What looked like a Mexican military patrol aiding drug traffickers on the border shocked Texas police.

It was hardly a relief to the U.S. when Mexico announced Wednesday that the men were imposters: It meant that gangs feel free to drive around the border area with military-style vehicles and uniforms

Mexico has become accustomed to traffickers disguised as cops or soldiers.

It's not just the uniforms; gangs in Mexico often use grenades and rocket launchers. The suspects in Monday's incident had a military-style Humvee.

Caps, vests and T-shirts with official-looking logos for Mexico's federal police are sold at street stands. Some cops even rent out their uniforms or patrol cars to shakedown artists.

"It's very easy to go out and buy military uniforms in a store," said Rodolfo Casillas, a professor who specialized in crime at the Latin American School for Social Sciences. "It's very easy to get (uniforms) for any police agency you want to imitate."

Rick Glancey of the Texas Border Sheriffs' Coalition said the confrontation began 50 miles east of El Paso when state police tried to stop three sport utility vehicles on Interstate 10. The vehicles made a quick U-turn and headed south toward the border, a few miles away.

Crossing the border, one SUV got stuck in the river, and the men with the Humvee tried in vain to tow it out. Then a group of men in civilian clothes began unloading what appeared to be bundles of marijuana, and set the SUV on fire before fleeing.

It was a tense confrontation at a time of rising anger over border security. The U.S. is considering extending a wall along the 2,000-mile border — something Mexicans bitterly resent.

U.S. Ambassador to Mexico Tony Garza issued a strongly worded statement late Wednesday, saying the incident "highlights the need for increased enforcement efforts by the United States and serves to bolster the arguments of those who seek the creation of physical barriers along our border."

Recent reports that Mexican soldiers and police have been crossing into the United States about 20 times a year have irked U.S. border states — even though Homeland Security Secretary Michael Chertoff downplayed the problem, noting that in many places the border is not clearly marked.

Mexican presidential spokesman Ruben Aguilar told a news conference Wednesday that "it is known that these are drug traffickers using military uniforms and they were not even regulation military uniforms."

Mexico also confirmed its longstanding policy that its soldiers must stay away from the border unless they have special authorization.

A U.S. law enforcement official in Washington, speaking on condition of anonymity because the matter is politically sensitive in both countries, confirmed Aguilar's account, saying the FBI and other agencies had found no evidence that the men in uniform were Mexican soldiers.

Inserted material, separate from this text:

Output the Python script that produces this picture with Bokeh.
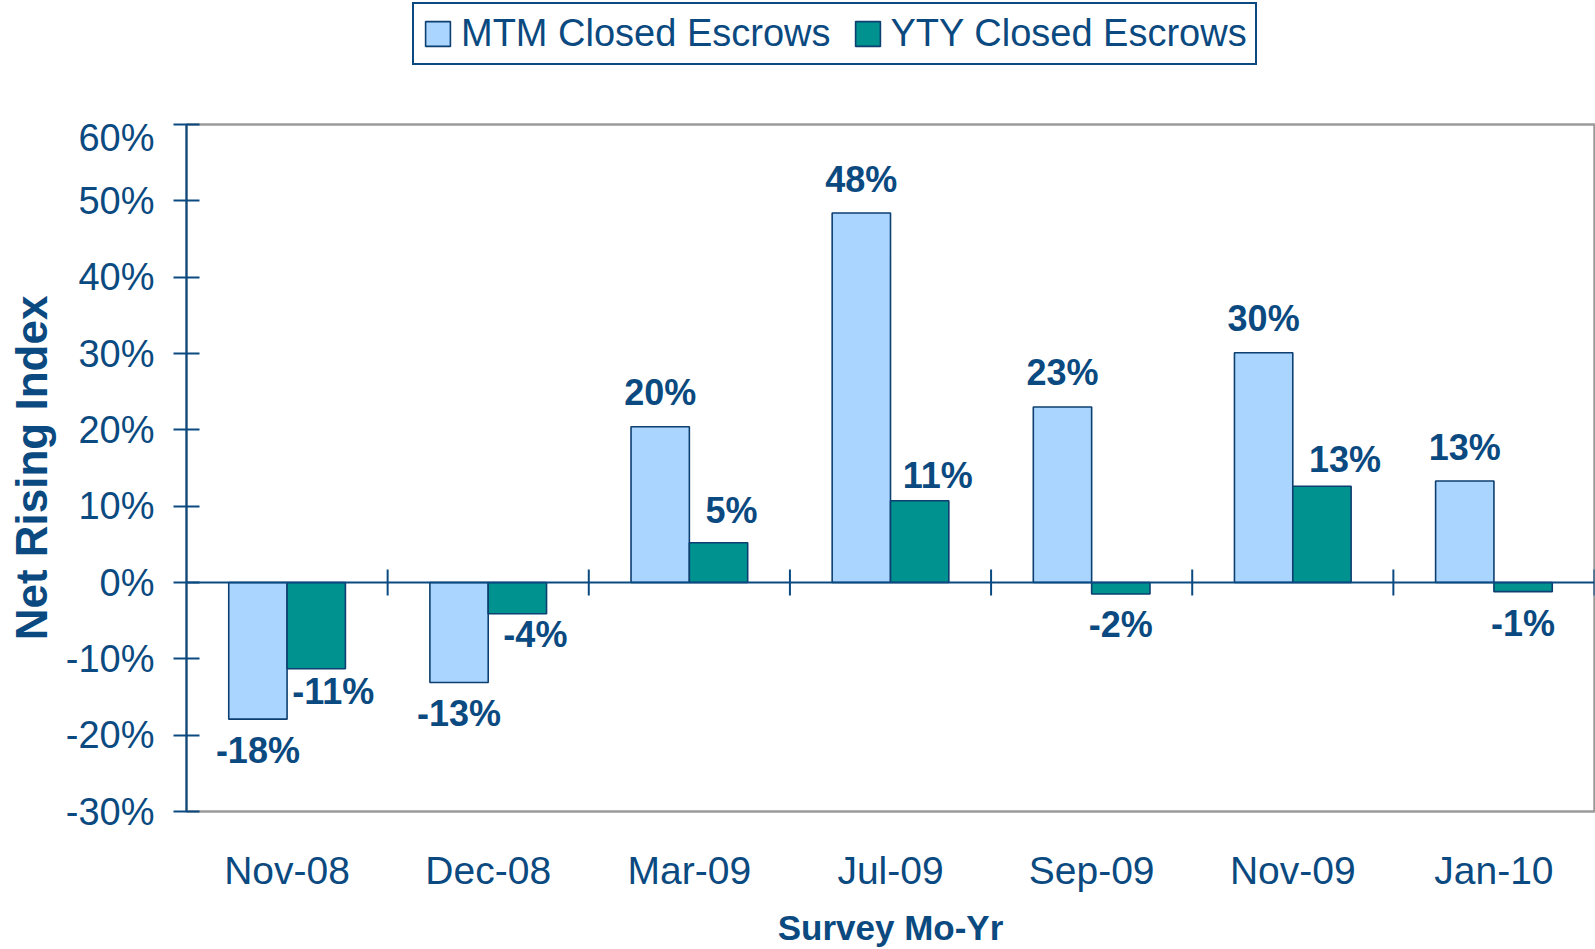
from bokeh.plotting import figure
from bokeh.layouts import column
from bokeh.models import (ColumnDataSource, FactorRange, Range1d, Span, Legend, LegendItem,
                          FixedTicker, PrintfTickFormatter)
from bokeh.transform import dodge
from bokeh.core.properties import value
from bokeh.embed import file_html
from bokeh.resources import INLINE
import math

# ---------------- data ----------------
categories = ["Nov-08", "Dec-08", "Mar-09", "Jul-09", "Sep-09", "Nov-09", "Jan-10"]
mtm_values = [-17.9, -13.1, 20.4, 48.4, 23.0, 30.1, 13.3]
yty_values = [-11.3, -4.1, 5.2, 10.7, -1.5, 12.6, -1.2]
mtm_labels = ["-18%", "-13%", "20%", "48%", "23%", "30%", "13%"]
yty_labels = ["-11%", "-4%", "5%", "11%", "-2%", "13%", "-1%"]
series_names = ["MTM Closed Escrows", "YTY Closed Escrows"]
y_ticks = [-30, -20, -10, 0, 10, 20, 30, 40, 50, 60]

# ---------------- style ----------------
NAVY = "#0B4A80"
OUTLINE = "#0D3F70"
MTM_COLOR = "#AAD5FF"
YTY_COLOR = "#00928F"
GRAY = "#9A9A9A"
FONT = "Liberation Sans"
BAR_W = 0.29
# manual label nudges (pixels) as in the original chart
mtm_dx = [0, 0, 0, 0, 0, 0, 0]
mtm_gap = [19, 19, 20, 20, 20, 20, 19]
yty_dx = [17, 18, 13, 18, 0, 23, 0]
yty_gap = [11, 9, 18, 11, 19, 13, 20]
CAP = 26
SHIFT = 14
W = 1595
LEG_H = 116
FRAME_LEFT = 186

# ---------------- legend strip ----------------
lp = figure(width=W, height=LEG_H, output_backend="svg", toolbar_location=None,
            x_range=Range1d(0, 1), y_range=Range1d(0, 1),
            x_axis_location=None, y_axis_location=None,
            min_border_left=0, min_border_right=0, min_border_top=0, min_border_bottom=0)
lp.outline_line_color = None
lp.grid.visible = False
lp.background_fill_color = "white"
lp.border_fill_color = "white"
# zero-size key glyphs (only used for the legend swatches)
key1 = lp.vbar(x=[0.5], top=[0], bottom=[0], width=0, fill_color=MTM_COLOR, line_color=OUTLINE, line_width=1.6)
key2 = lp.vbar(x=[0.5], top=[0], bottom=[0], width=0, fill_color=YTY_COLOR, line_color=OUTLINE, line_width=1.6)

legend = Legend(items=[LegendItem(label=series_names[0], renderers=[key1]),
                       LegendItem(label=series_names[1], renderers=[key2])],
                orientation="horizontal", location=(412 - FRAME_LEFT, LEG_H - 65))
legend.label_text_font = FONT
legend.label_text_font_size = "38px"
legend.label_text_color = NAVY
legend.glyph_width = 31
legend.glyph_height = 31
legend.label_standoff = 8
legend.spacing = 21
legend.padding = 8
legend.margin = 0
legend.border_line_color = NAVY
legend.border_line_alpha = 1
legend.border_line_width = 2
legend.background_fill_color = "white"
legend.background_fill_alpha = 1
lp.add_layout(legend, "center")

# ---------------- main chart ----------------
p = figure(width=W, height=949 - LEG_H, output_backend="svg", toolbar_location=None,
           x_range=FactorRange(*categories, range_padding=0),
           y_range=Range1d(-30, 60),
           min_border_left=FRAME_LEFT, min_border_top=124 - LEG_H, min_border_bottom=138, min_border_right=1)
p.background_fill_color = "white"
p.border_fill_color = "white"
p.outline_line_color = GRAY
p.outline_line_width = 2.5
p.xgrid.visible = False
p.ygrid.visible = False

def offsets(vals, gaps):
    return [(-g if v >= 0 else g + CAP) - SHIFT for v, g in zip(vals, gaps)]

src = ColumnDataSource(dict(
    cat=categories, mtm=mtm_values, yty=yty_values,
    mtm_lbl=mtm_labels, yty_lbl=yty_labels,
    mtm_dx=mtm_dx, yty_dx=yty_dx,
    mtm_dy=offsets(mtm_values, mtm_gap), yty_dy=offsets(yty_values, yty_gap),
))

zero = Span(location=0, dimension="width", line_color=NAVY, line_width=2)
p.add_layout(zero)

p.vbar(x=dodge("cat", -BAR_W / 2, range=p.x_range), top="mtm", bottom=0, width=BAR_W,
       source=src, fill_color=MTM_COLOR, line_color=OUTLINE, line_width=1.6)
p.vbar(x=dodge("cat", BAR_W / 2, range=p.x_range), top="yty", bottom=0, width=BAR_W,
       source=src, fill_color=YTY_COLOR, line_color=OUTLINE, line_width=1.6)

# category separator ticks on the zero line
p.scatter(x=dodge("cat", 0.5, range=p.x_range), y=0, source=src, marker="dash",
          angle=math.pi / 2, size=26, line_color=NAVY, line_width=2)

for col, dxc, dyc, xo in (("mtm_lbl", "mtm_dx", "mtm_dy", -BAR_W / 2), ("yty_lbl", "yty_dx", "yty_dy", BAR_W / 2)):
    valcol = col.split("_")[0]
    p.text(x=dodge("cat", xo, range=p.x_range), y=valcol, text=col, source=src,
           x_offset=dxc, y_offset=dyc, text_align="center", text_baseline="alphabetic",
           text_font=value(FONT), text_font_style="bold", text_font_size="36px", text_color=NAVY)

ya = p.yaxis[0]
ya.ticker = FixedTicker(ticks=y_ticks)
ya.formatter = PrintfTickFormatter(format="%d%%")
ya.axis_line_color = NAVY
ya.axis_line_width = 2
ya.major_tick_line_color = NAVY
ya.major_tick_line_width = 2
ya.major_tick_in = 13
ya.major_tick_out = 13
ya.minor_tick_line_color = None
ya.major_label_text_font = FONT
ya.major_label_text_font_size = "38px"
ya.major_label_text_color = NAVY
ya.major_label_standoff = 19
ya.axis_label = "Net Rising Index"
ya.axis_label_text_font = FONT
ya.axis_label_text_font_style = "bold"
ya.axis_label_text_font_size = "44px"
ya.axis_label_text_color = NAVY
ya.axis_label_standoff = 7

xa = p.xaxis[0]
xa.axis_line_color = None
xa.major_tick_line_color = None
xa.minor_tick_line_color = None
xa.major_label_text_font = FONT
xa.major_label_text_font_size = "39px"
xa.major_label_text_color = NAVY
xa.major_label_standoff = 31
xa.axis_label = "Survey Mo-Yr"
xa.axis_label_text_font = FONT
xa.axis_label_text_font_style = "bold"
xa.axis_label_text_font_size = "35px"
xa.axis_label_text_color = NAVY
xa.axis_label_standoff = 13

layout = column(lp, p, spacing=0)
open("out.html", "w").write(file_html(layout, INLINE))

State Department spokesman Sean McCormack said both governments were investigating.

Francisco Aguilar of the Mexican army press office said he had no information on Monday's incident.

Mexico's Foreign Relations Department said in a statement that Monday's incident, in which shots were not fired, could have been staged to "damage the image of our armed forces and bilateral cooperation."

Either way, few people along the border are likely to be reassured by the official confirmations that drug traffickers drive around the U.S.-Mexico border in military-style vehicles and dressed in military garb.

"We are in a much more sensitive situation because it could well be that these are people disguised as police," Casillas said. "Or it could be officers who are abusing their authority."

Mexico has struggled to remove corrupt law enforcers and keep security equipment out of the wrong hands. But police and soldiers have been arrested and charged with carrying out drug operations and even kidnappings.

Aguilar, the presidential spokesman, said fighting organized crime is "a long-term, short-term and medium-term battle that this administration faces, and that will also face the following administrations."

One of the most high-profile cases involves the "Zetas," a gang of deserters from an elite Mexican army military unit that has fought a bloody turf war to control trafficking routes on the border.